A l’instar du client de Maître Nicole Rasoarison, le général Ferdinand Razakarimanana : « C’est le général Ramahatra qui a établi une liste avec différents candidats pressentis au poste de ministre de la Défense. Voilà, c’est tout. C’est son seul tort. Or ce n’est pas mon client qui a pris l’initiative d’ajouter son nom dans la liste. Mais c’est une initiative unilatérale du général Ramahatra. Ça provient d’une demande de Mme Michou, du service de la Présidence. Et cette Mme Michou n’est pas au procès ! »
Il manque des pièces au puzzle
De grands absents, au procès, il y en a plusieurs. Différents avocats, comme maître Arlette Rafanomadio, dénoncent des traitements particuliers réservés aux proches de la présidence, alors que leurs noms reviennent pourtant systématiquement aux audiences.
« Les pièces du puzzle ne sont pas complètes. Où est cette « Mme F » (l’intermédiaire qui a donné 900 000 millions / 200 000 euros en cash à Paul Rafanoharana et qui serait à l’origine de l’enregistrement, NDLR) ? Où est Mme Romy (celle qui a demandé au même Paul, un temps pressenti pour être premier ministre, de lui donner des noms de ministrables) ? Où est Mme Michou (qui souhaitait aussi obtenir des listes de généraux pour des postes hauts placés) ?! »
En pleine audience, l’un des avocats de Paul Rafanoharana s’emporte face à la juge : « c’est à l’accusation d’apporter les preuves et non pas à l’accusé ! C’est le principe d’un procès pénal. Quand l’accusé nie les faits, c’est au ministère public d’apporter les preuves … Et là, il n’y en a pas ! »
« Au rythme où vont les choses », confie un autre avocat, atterré, « c’est le pays entier qui risque de finir en prison pour complot … ».
En fin de journée, la parole a à nouveau été donnée à Paul Rafanoharana, « l’accusé principal » comme il se décrit. Il est à nouveau questionné sur l’enregistrement aussi inattendu qu’inaudible, dévoilé vendredi par le Parquet et dans lequel le ministère public soutient qu’il s’agit de la voix du suspect.
Son avocate, Me Rafanomadio, est mécontente.
« C’est illégal parce que la procureure générale n’est pas habilitée à prendre un huissier et constater par voie d’huissier des enregistrements sans le consentement du juge d’instruction ou des officiers de Police judiciaire. Donc cette preuve, elle est illégale. Or on ne nous a pas fourni ces preuves durant l’instruction. C’est seulement maintenant qu’elles sont montrées. Maintenant, si on veut faire expertiser l’enregistrement, on ne peut plus. On n’a plus de possibilité de recourir à une contre-expertise ! »

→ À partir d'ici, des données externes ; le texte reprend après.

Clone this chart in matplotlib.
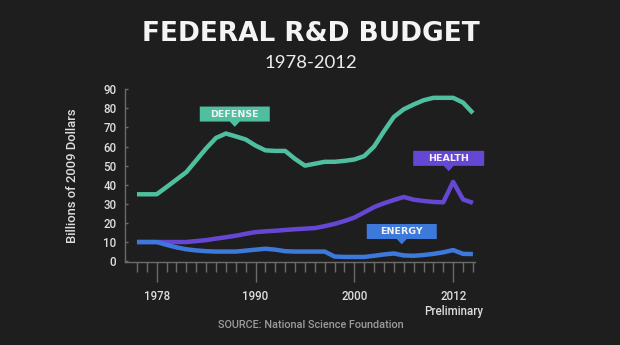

Paul Rafanoharana dénonce un montage. « On a été filmés nuit et jour pendant quatre mois. Nos conversations ont été enregistrées. Avec toutes ces données, c’est très facile de faire un montage qui ressemblerait à une fausse conversation. »
Le principal suspect s’imaginait un procès kafkaïen. « Mais là, c’est bien pire » se confie-t-il à la barre. « Je suis outré. On est face à un vide intersidéral de preuves à charges ! »
Les 20 accusés ont désormais tous été entendus.
Ce mardi, des témoins sont attendus à la barre et des pièces à conviction seront également montrées à tous.